When I speak at a conference, or at a church that is not my own, I often have the opportunity to meet people for just a brief period of time. At a church or conference I am typically asked to speak on a specific topic—sometimes I speak to men about pornography and about building a healthy, Bible-based view of sexuality. Sometimes I speak to a mixed audience about technology and how few of us are thinking about our digital technologies and using our digital technologies in distinctly Christian ways. Other times I speak about spiritual discernment or spiritual maturity.
Whatever the case, I have noticed an interesting phenomenon in the discussions I have after I speak or preach. I thought about this yesterday as I continued to read through Jerry Bridges’ The Discipline of Grace with the young adults at my church. Bridges speaks at conferences all the time and has noticed this very same phenomenon.
When people come up to me after I speak they often ask about how they can stop committing a sin that they find especially offensive. The Holy Spirit has convicted them of a sin and they are looking for a little bit of guidance in how to approach putting that sin to death. Men will come up and ask specific questions about how to stop giving in to the temptation to look at pornography or the temptation to allow their eyes and minds to wander. Women may come up and ask about how to stop being so responsive to their cell phone every time it beeps or vibrates or about their apathy toward spiritual maturity. These are good questions and I am always glad to talk about them.

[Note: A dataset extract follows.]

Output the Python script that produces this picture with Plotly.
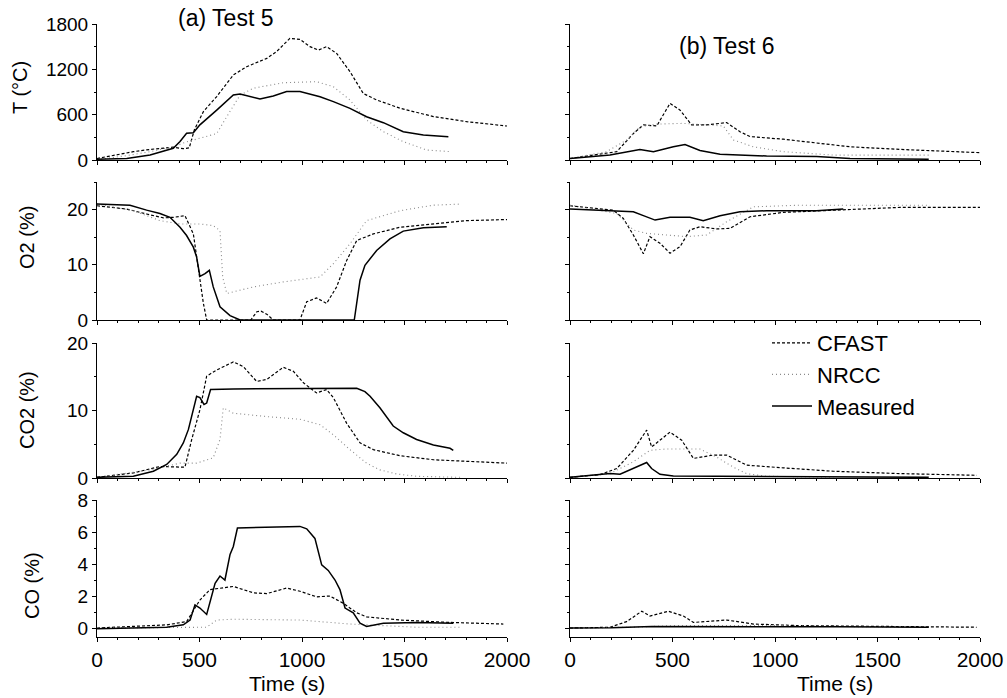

But here is something interesting I’ve noticed: While it is common for someone to ask how to put off a particular sin, it is rare for someone to ask for guidance in putting on a particular godly trait. We are ashamed of our sin and bothered by it. This is good. But we are less ashamed of our lack of Christian character and less bothered by it. This is not good.
And I think this is where so many of us fail in our attempts to grow in godliness. This Christian life is one of continually putting off the old man with all its traits and putting on the new man. But our ultimate desire is not to be not-sinful but to be truly godly. We are not to aim at being not-sinful but to aim at being marked by Christian character. We experience the greatest success in battling sin when our desire is not only to stop sinning but to have our lives marked by the opposite character trait. The thief needs to do more than stop stealing; he needs to learn to be generous. The porn-addicted young man needs to do more than stop looking at pornography; he needs to learn to love and honor younger women as sisters. The angry mom needs to do more than stop lashing out at her children; she needs to learn to display patience and kindness. In each case the aim is not to stop sinning, but to be a display of Christ-like character.
The challenge for each one of us who desires to be godly is not only to identify the sin in our lives, but to identify the better and holier trait. And this, this fruit of the Spirit, this evidence of God’s grace, is what we aim for in our desires, in our prayers, in our labors.